S. Boehm traduit ainsi le titre de ce pamphlet : « The Austrian Nobility and its Constitutional Function. A Word of Warning to the Aristocratic Youth »(Boehm 1985, pp. 255-256). Notons qu’il n’a été publié qu’en 1906. J. P. Bled (1989, p. 43) traduit quant à lui ce pamphlet par « La noblesse autrichienne et sa mission constitutionnelle ». Toutefois, J. P. Bled ne semble pas aussi catégorique concernant la participation de Menger puisqu’il écrit (1989, p. 43) : « Peut-être Carl Menger lui en a-t-il soufflé l’idée. Sans doute l’a-t-il assisté de sa collaboration. Mais le gros de l’œuvre est de la plume de Rodolphe ».

95.

Selon J. Bérenger (1994, p 92), pour l’Autriche-Hongrie, la période de 1867 à 1914 est une période d’essor économique, plus exactement d’essor industriel : l’intense activité économique d’après 1867 dite « période des fondateurs » (Gründserzeit) se caractérise par une croissance du nombre des nouvelles entreprises liée à une forte spéculation boursière et à l’essor des chemins de fer.
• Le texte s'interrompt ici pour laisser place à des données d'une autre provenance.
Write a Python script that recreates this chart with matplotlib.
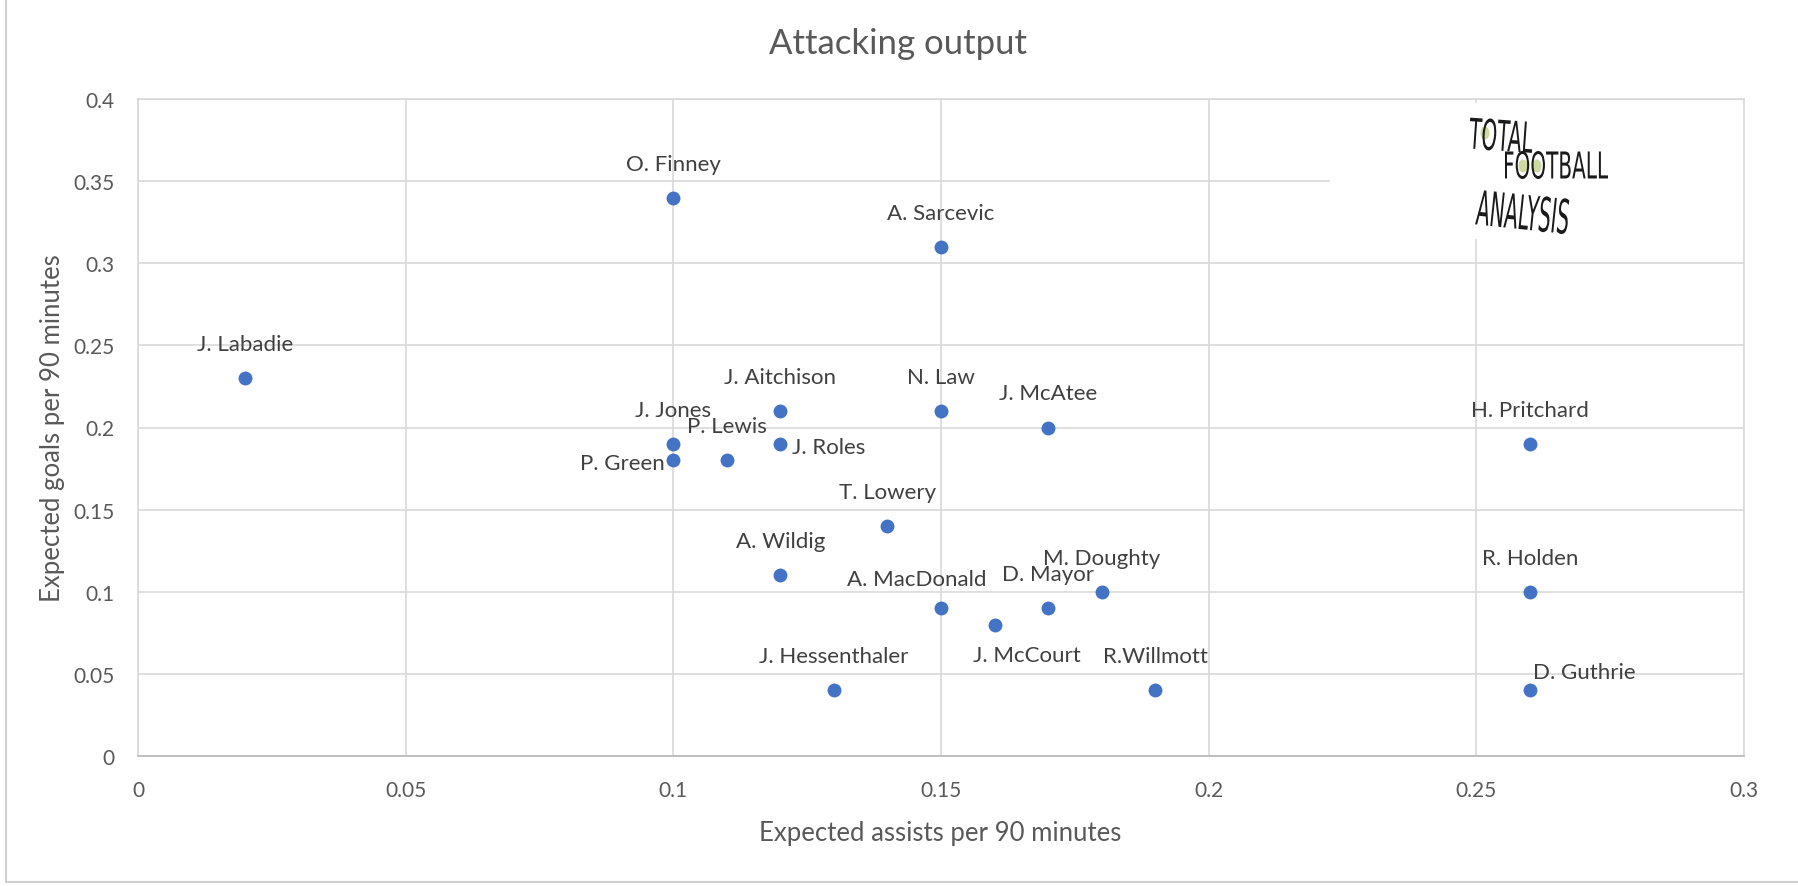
import matplotlib
matplotlib.use("Agg")
import matplotlib.pyplot as plt
from matplotlib.patches import Rectangle, PathPatch, Ellipse
from matplotlib.textpath import TextPath
from matplotlib.font_manager import FontProperties
from matplotlib.transforms import Affine2D
from matplotlib.lines import Line2D

# ---- data ----
players = ["J. Labadie", "O. Finney", "A. Sarcevic", "J. Aitchison", "N. Law",
           "J. McAtee", "H. Pritchard", "J. Jones", "P. Lewis", "J. Roles",
           "P. Green", "T. Lowery", "A. Wildig", "A. MacDonald", "D. Mayor",
           "M. Doughty", "J. McCourt", "R. Holden", "J. Hessenthaler",
           "R.Willmott", "D. Guthrie"]
xa = [0.02, 0.10, 0.15, 0.12, 0.15, 0.17, 0.26, 0.10, 0.11, 0.12,
      0.10, 0.14, 0.12, 0.15, 0.17, 0.18, 0.16, 0.26, 0.13, 0.19, 0.26]
xg = [0.23, 0.34, 0.31, 0.21, 0.21, 0.20, 0.19, 0.19, 0.18, 0.19,
      0.18, 0.14, 0.11, 0.09, 0.09, 0.10, 0.08, 0.10, 0.04, 0.04, 0.04]
xticks = [0, 0.05, 0.1, 0.15, 0.2, 0.25, 0.3]
xtick_labels = ["0", "0.05", "0.1", "0.15", "0.2", "0.25", "0.3"]
yticks = [0, 0.05, 0.1, 0.15, 0.2, 0.25, 0.3, 0.35, 0.4]
ytick_labels = ["0", "0.05", "0.1", "0.15", "0.2", "0.25", "0.3", "0.35", "0.4"]

# label placement (offset pixels, alignment) - layout only
label_layout = {
    "P. Green": (-9, -3, "right"),
    "J. Roles": (12, -3, "left"),
    "A. MacDonald": (-24, 29, "center"),
    "J. McCourt": (32, -30, "center"),
    "D. Guthrie": (54, 18, "center"),
}

FONT = ["Lato", "DejaVu Sans"]
plt.rcParams["font.family"] = FONT

W, H = 1798, 887
fig = plt.figure(figsize=(W / 100, H / 100), dpi=100)
fig.patch.set_facecolor("white")

left, right, top, bottom = 138, 1744, 100, 757
ax = fig.add_axes([left / W, 1 - bottom / H, (right - left) / W, (bottom - top) / H])
ax.set_xlim(0, 0.3)
ax.set_ylim(0, 0.4)
ax.set_xticks(xticks)
ax.set_xticklabels(xtick_labels)
ax.set_yticks(yticks)
ax.set_yticklabels(ytick_labels)
ax.tick_params(length=0, labelsize=15, labelcolor="#595959")
ax.tick_params(axis="x", pad=17)
ax.tick_params(axis="y", pad=17)
ax.grid(True, color="#d9d9d9", linewidth=1.2, zorder=0)
ax.set_axisbelow(True)
for s in ["top", "right", "left"]:
    ax.spines[s].set_color("#d9d9d9")
    ax.spines[s].set_linewidth(1.2)
ax.spines["bottom"].set_color("#bfbfbf")
ax.spines["bottom"].set_linewidth(1.4)

# white box behind logo (covers gridlines)
ax.add_patch(Rectangle((0.7425, 0.787), 0.26, 0.207, transform=ax.transAxes,
                       facecolor="white", edgecolor="none", zorder=1, clip_on=False))

ax.scatter(xa, xg, s=100, color="#4472C4", zorder=3, linewidths=0)

for name, x, y in zip(players, xa, xg):
    dx, dy, ha = label_layout.get(name, (0, 34, "center"))
    ax.annotate(name, (x, y), xytext=(dx, dy), textcoords="offset pixels",
                ha=ha, va="center", fontsize=16, color="#404040", zorder=4)

ax.set_xlabel("Expected assists per 90 minutes", fontsize=18.5, color="#595959")
ax.xaxis.set_label_coords((940 - left) / (right - left), -(821 - bottom) / (bottom - top))
ax.set_ylabel("Expected goals per 90 minutes", fontsize=18.5, color="#595959")
ax.yaxis.set_label_coords(-(left - 65) / (right - left), (bottom - 428) / (bottom - top))

fig.text(898 / W, 1 - 44 / H, "Attacking output", ha="center", va="center",
         fontsize=25, color="#595959")

# chart border lines (left and bottom)
fig.add_artist(Line2D([6 / W, 6 / W], [4 / H, 1.0], color="#d0d0d0", lw=1.5))
fig.add_artist(Line2D([6 / W, 1.0], [4 / H, 4 / H], color="#d0d0d0", lw=1.5))

# logo drawn as squashed text paths (pixel coordinates)
pix = Affine2D().scale(1, -1).translate(0, H)  # top-left pixel coords -> display
for cx, cy in [(1485, 134), (1523, 167), (1537, 167)]:
    fig.add_artist(Ellipse((cx, cy), 9, 13, transform=pix,
                           facecolor="#cdd9a0", edgecolor="none", zorder=9))

fp = FontProperties(family="DejaVu Sans")
def logo_word(word, x0, y0_top, wpx, hpx, rot=0):
    tp = TextPath((0, 0), word, size=100, prop=fp)
    bb = tp.get_extents()
    sx = wpx / bb.width
    sy = hpx / bb.height
    tr = (Affine2D().translate(-bb.x0, -bb.y0).scale(sx, sy).rotate_deg(rot)
          .translate(x0, H - y0_top - hpx))
    fig.add_artist(PathPatch(tp, transform=tr, facecolor="#1a1a1a",
                             edgecolor="none", zorder=10))

logo_word("TOTAL", 1468, 118, 64, 32, rot=-4)
logo_word("FOOTBALL", 1505, 152, 103, 28)
logo_word("ANALYSIS", 1475, 190, 92, 36, rot=-6)

fig.savefig("out.png", dpi=100, facecolor="white")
Ce mouvement prend fin avec la crise boursière de 1873 et la récession qui s’ensuit. Les nombreuses faillites bancaires, la multiplication des licenciements et la baisse des salaires dans la banque et l’industrie conduisent les investisseurs, surtout étrangers, à quitter Vienne. La confiance dans les lois du marché et la libre entreprise s’effrite détournant l’opinion du libéralisme. Les compagnies de chemins de fer subissant d’importantes faillites sont rachetées par l’État, (J. Bérenger 1994, pp. 96-105).

96.

Il est intéressant de noter que le cours du prince Rudolf fait ici explicitement référence aux travaux de K. H. Rau : voir notamment E. Streissler (1994, p. 127).

97.

E. Streissler se réfère ici essentiellement à la tradition autrichienne dans son ensemble. Toutefois, il est nécessaire de distinguer les positions de Menger, Böhm-Bawerk et Wieser d’une part de celles de la « génération dirigée par Mises » (comprenant en outre Hayek, F. Machlup ou G. Haberler ou O. Morgenstern), laquelle est qualifiée par ailleurs par cet auteur comme « la plus forte phase libérale » de cette tradition.

98.

« At the very end of that article Menger presents a list of five legitimate tasks ascribed to the state, respectively : « impovement of the situation of the working class, just distribution of income, encouragement of individual ability, thrift, and entrepreneurial initiative ». (Menger 1891 p. 245) » (S. Boehm 1985, p. 250).

99.

Il peut sembler étonnant que Menger, désigné comme le père du libéralisme de tradition autrichienne, soit finalement si proche de la pensée de son principal interlocuteur et opposant dans la querelle des méthodes. Toutefois, il semble que la lecture et l’utilisation de ce débat par les descendants de la tradition autrichienne soient discutables. L’analyse de A. Labrousse (2002) met ainsi en évidence comment « Robbins s’invente une généalogie » (2002, p. 37) et la manière dont « les termes de débats plus contemporains ont été « plaqués » sur la querelle des méthodes. [Ceux-ci] fonctionnent bien plus comme des œillères qu’ils ne procurent un éclairage idoine » (2002, p. 8).